— BEGIN —

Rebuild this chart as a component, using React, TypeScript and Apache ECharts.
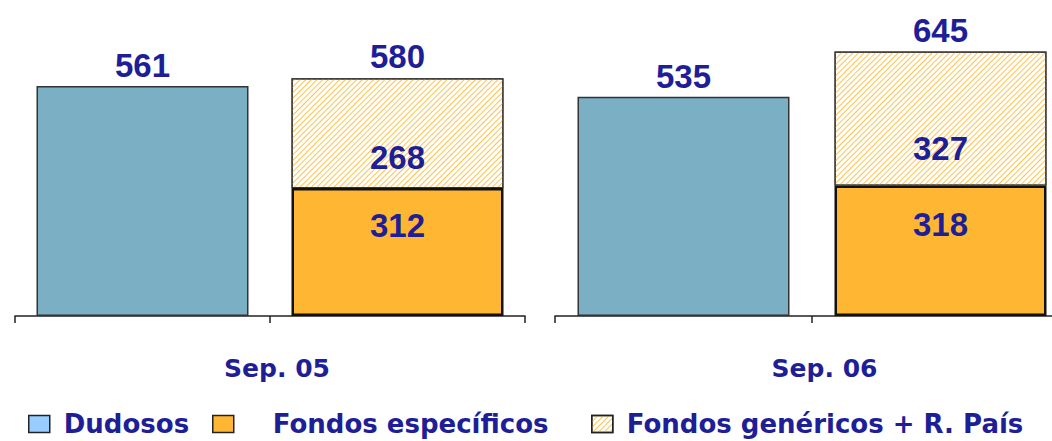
import React, { useEffect, useRef } from "react";
import * as echarts from "echarts";

const periods = ["Sep. 05", "Sep. 06"];
const barSlots = ["Dudosos", "Fondos"];
const dudosos = [561, 535];
const especificos = [312, 318];
const genericos = [268, 327];
const totals = [580, 645];
const legendNames = ["Dudosos", "Fondos específicos", "Fondos genéricos + R. País"];

const TEXT = "#1e1e96";
const BLUE = "#7bafc4";
const ORANGE = "#ffb733";
const LEGEND_BLUE = "#99ccff";

export default function App() {
  const ref = useRef<HTMLDivElement>(null);
  useEffect(() => {
    if (!ref.current) return;
    const chart = echarts.init(ref.current, undefined, { renderer: "svg" });
    const numLabel = {
      show: true,
      fontFamily: "Liberation Sans, Arial, sans-serif",
      fontWeight: "bold" as const,
      fontSize: 33,
      color: TEXT,
    };
    const grids = [
      { left: 15, top: 29, width: 510, height: 287 },
      { left: 555, top: 29, width: 514, height: 287 },
    ];
    const namePad = [14, 25];
    const xAxis = periods.map((p, i) => ({
      type: "category" as const,
      gridIndex: i,
      data: barSlots,
      name: p,
      nameLocation: "middle" as const,
      nameGap: 40,
      nameTextStyle: {
        fontFamily: "DejaVu Sans, sans-serif",
        fontWeight: "bold" as const,
        fontSize: 25,
        color: TEXT,
        padding: [0, 0, 0, namePad[i]],
      },
      axisLine: { lineStyle: { color: "#222", width: 1.5 } },
      axisTick: { show: true, length: 7, lineStyle: { color: "#222", width: 1.5 } },
      axisLabel: { show: false },
    }));
    const yAxis = periods.map((_, i) => ({
      type: "value" as const,
      gridIndex: i,
      min: 0,
      max: 700,
      show: false,
      splitLine: { show: false },
    }));
    const series: any[] = [];
    periods.forEach((_, i) => {
      series.push({
        name: legendNames[0],
        type: "bar",
        xAxisIndex: i,
        yAxisIndex: i,
        stack: "s" + i,
        barWidth: 212,
        data: [dudosos[i], "-"],
        itemStyle: { color: BLUE, borderColor: "#333", borderWidth: 1.5 },
        label: { ...numLabel, position: "top", distance: 4 },
      });
      series.push({
        name: legendNames[1],
        type: "bar",
        xAxisIndex: i,
        yAxisIndex: i,
        stack: "s" + i,
        barWidth: 212,
        data: ["-", especificos[i]],
        itemStyle: { color: ORANGE, borderColor: "#111", borderWidth: 2.5 },
        label: { ...numLabel, position: ["50%", "29.5%"], align: "center", verticalAlign: "middle" },
      });
      series.push({
        name: legendNames[2],
        type: "bar",
        xAxisIndex: i,
        yAxisIndex: i,
        stack: "s" + i,
        barWidth: 212,
        data: ["-", genericos[i]],
        itemStyle: {
          color: "#ffffff",
          borderColor: "#333",
          borderWidth: 1.2,
          decal: {
            symbol: "rect",
            symbolSize: 1,
            dashArrayX: [1, 0],
            dashArrayY: [1, 3],
            rotation: -Math.PI / 4,
            color: "#ffc24a",
          },
        },
        label: { ...numLabel, position: ["50%", "72%"], align: "center", verticalAlign: "middle" },
      });
      series.push({
        name: "Total",
        type: "bar",
        xAxisIndex: i,
        yAxisIndex: i,
        stack: "s" + i,
        barWidth: 212,
        data: ["-", 0],
        itemStyle: { color: "transparent", borderWidth: 0 },
        label: { ...numLabel, position: "top", distance: 5, formatter: () => String(totals[i]) },
      });
    });
    const legendLefts = [28, 212, 591];
    const legendPads = [9, 34, 9];
    const legend = legendNames.map((n, i) => ({
      data: [i === 0 ? { name: n, itemStyle: { color: LEGEND_BLUE } } : { name: n }],
      left: legendLefts[i],
      top: 411,
      padding: 0,
      icon: "rect",
      itemWidth: 21,
      itemHeight: 17,
      itemStyle: { borderColor: "#222", borderWidth: 1.5 },
      selectedMode: false,
      textStyle: {
        fontFamily: "DejaVu Sans, sans-serif",
        fontWeight: "bold" as const,
        fontSize: 26,
        color: TEXT,
        padding: [0, 0, 0, legendPads[i]],
      },
    }));
    chart.setOption({
      animation: false,
      backgroundColor: "#ffffff",
      grid: grids,
      xAxis,
      yAxis,
      legend,
      series,
    });
    return () => chart.dispose();
  }, []);
  return (
    <div
      style={{
        position: "fixed",
        left: 0,
        top: 0,
        width: 1052,
        height: 441,
        overflow: "hidden",
        background: "#ffffff",
      }}
    >
      <div ref={ref} style={{ width: 1080, height: 441 }} />
    </div>
  );
}
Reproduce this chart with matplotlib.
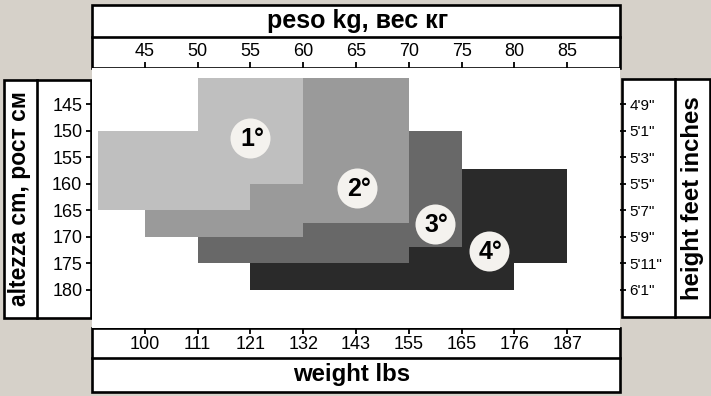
import matplotlib
matplotlib.use("Agg")
import matplotlib.pyplot as plt
from matplotlib.patches import Rectangle

plt.rcParams['font.family'] = ['Liberation Sans', 'DejaVu Sans']

# --- data ---
kg_ticks = [45, 50, 55, 60, 65, 70, 75, 80, 85]
lbs_labels = ['100', '111', '121', '132', '143', '155', '165', '176', '187']
cm_ticks = [145, 150, 155, 160, 165, 170, 175, 180]
feet_labels = ['4\'9"', '5\'1"', '5\'3"', '5\'5"', '5\'7"', '5\'9"', '5\'11"', '6\'1"']

# each size = a few rectangles: weight range (kg) x height range (cm)
size1_kg = [(50, 60), (40.6, 55)]
size1_cm = [(140, 160), (150, 165)]
size2_kg = [(60, 70), (55, 60), (45, 55)]
size2_cm = [(140, 167.5), (160, 170), (165, 170)]
size3_kg = [(70, 75), (60, 70), (50, 60)]
size3_cm = [(150, 172), (167.5, 175), (170, 175)]
size4_kg = [(75, 85), (70, 75), (55, 80)]
size4_cm = [(157.3, 175), (172, 175), (175, 180)]

size_names = ['1°', '2°', '3°', '4°']
label_kg = [55, 65.1, 72.5, 77.6]
label_cm = [151.4, 160.8, 167.6, 172.7]
size_colors = ['#bfbfbf', '#9a9a9a', '#686868', '#2a2a2a']

W, H = 711, 396
fig = plt.figure(figsize=(W / 100, H / 100), dpi=100)
fig.patch.set_facecolor('#d6d1c9')

# background layer in pixel coordinates for the framed boxes
bg = fig.add_axes([0, 0, 1, 1], zorder=-1)
bg.set_xlim(0, W)
bg.set_ylim(H, 0)
bg.axis('off')
lw = 1.9
def box(x0, y0, x1, y1):
    bg.add_patch(Rectangle((x0, y0), x1 - x0, y1 - y0, facecolor='white',
                           edgecolor='black', lw=lw))
box(92, 5, 620, 68)
bg.plot([92, 620], [37, 37], color='black', lw=lw)
box(92, 328, 620, 392)
bg.plot([92, 620], [358, 358], color='black', lw=lw)
box(4, 80, 91, 318)
bg.plot([37, 37], [80, 318], color='black', lw=lw)
box(622, 79, 710, 317)
bg.plot([675, 675], [79, 317], color='black', lw=lw)

bg.text(358, 21, 'peso kg, вес кг', ha='center', va='center', fontsize=18, fontweight='bold')
bg.text(352, 375, 'weight lbs', ha='center', va='center', fontsize=17.3, fontweight='bold')
bg.text(20, 199, 'altezza cm, рост см', ha='center', va='center', rotation=90,
        fontsize=16.5, fontweight='bold')
bg.text(693, 198, 'height feet inches', ha='center', va='center', rotation=90,
        fontsize=17.3, fontweight='bold')

# main chart
ax = fig.add_axes([92 / W, 1 - 328 / H, 528 / W, 260 / H])
ax.set_facecolor('white')
ax.set_xlim(40, 90)
ax.set_ylim(187.2, 138.2)
for s in ax.spines.values():
    s.set_visible(False)

all_kg = [size1_kg, size2_kg, size3_kg, size4_kg]
all_cm = [size1_cm, size2_cm, size3_cm, size4_cm]
for kgs, cms, col in zip(all_kg, all_cm, size_colors):
    for (k0, k1), (c0, c1) in zip(kgs, cms):
        ax.bar(k0, c1 - c0, width=k1 - k0, bottom=c0, align='edge',
               color=col, linewidth=0)

ax.scatter(label_kg, label_cm, s=830, color='#f4f2ee', zorder=3, linewidths=0)
for x, y, t in zip(label_kg, label_cm, size_names):
    ax.text(x + 0.15, y + 0.2, t, ha='center', va='center', fontsize=18,
            fontweight='bold', zorder=4)

tick_kw = dict(length=4, width=1.3, colors='black')
ax.xaxis.tick_top()
ax.set_xticks(kg_ticks)
ax.tick_params(axis='x', labelsize=13, pad=2, **tick_kw)
ax.set_yticks(cm_ticks)
ax.tick_params(axis='y', labelsize=13, pad=3, **tick_kw)

lbs = ax.secondary_xaxis('bottom')
lbs.set_xticks(kg_ticks, labels=lbs_labels)
lbs.tick_params(labelsize=13, pad=2, **tick_kw)
for s in lbs.spines.values():
    s.set_visible(False)

ft = ax.secondary_yaxis('right')
ft.set_yticks(cm_ticks, labels=feet_labels)
ft.tick_params(labelsize=11, pad=3, **tick_kw)
for s in ft.spines.values():
    s.set_visible(False)

fig.savefig('out.png', dpi=100, facecolor=fig.get_facecolor())
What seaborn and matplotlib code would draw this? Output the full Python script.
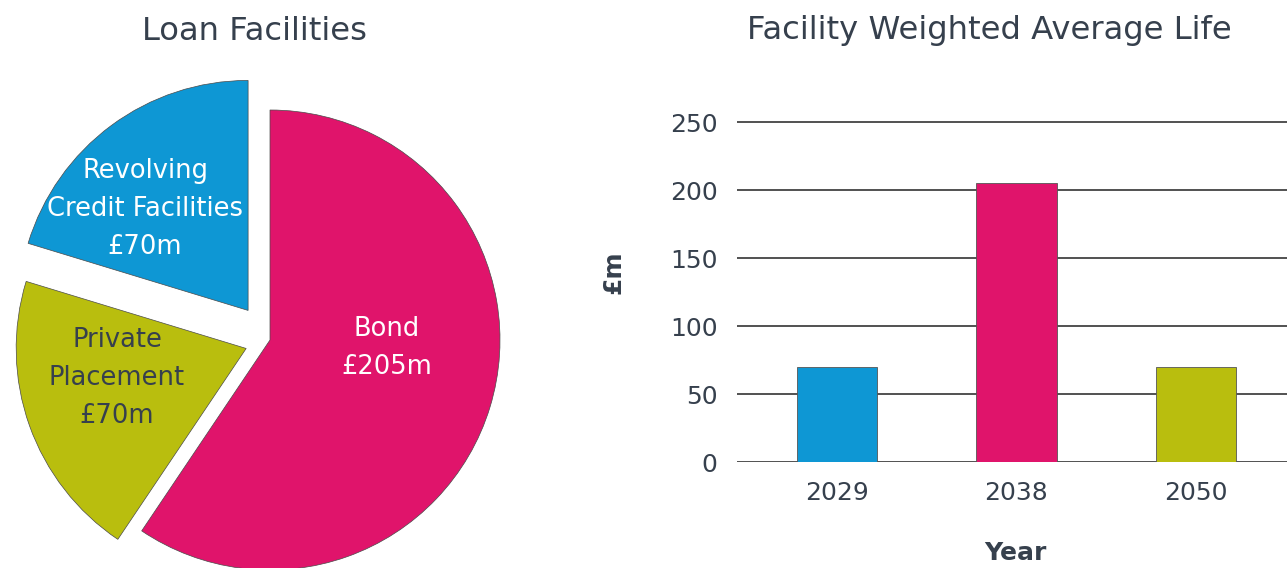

— END —

(Job) From the listing above, pick out each line where the word "this" appears.

(Answer in full)
Rebuild this chart as a component, using React, TypeScript and Apache ECharts.
Reproduce this chart with matplotlib.
What seaborn and matplotlib code would draw this? Output the full Python script.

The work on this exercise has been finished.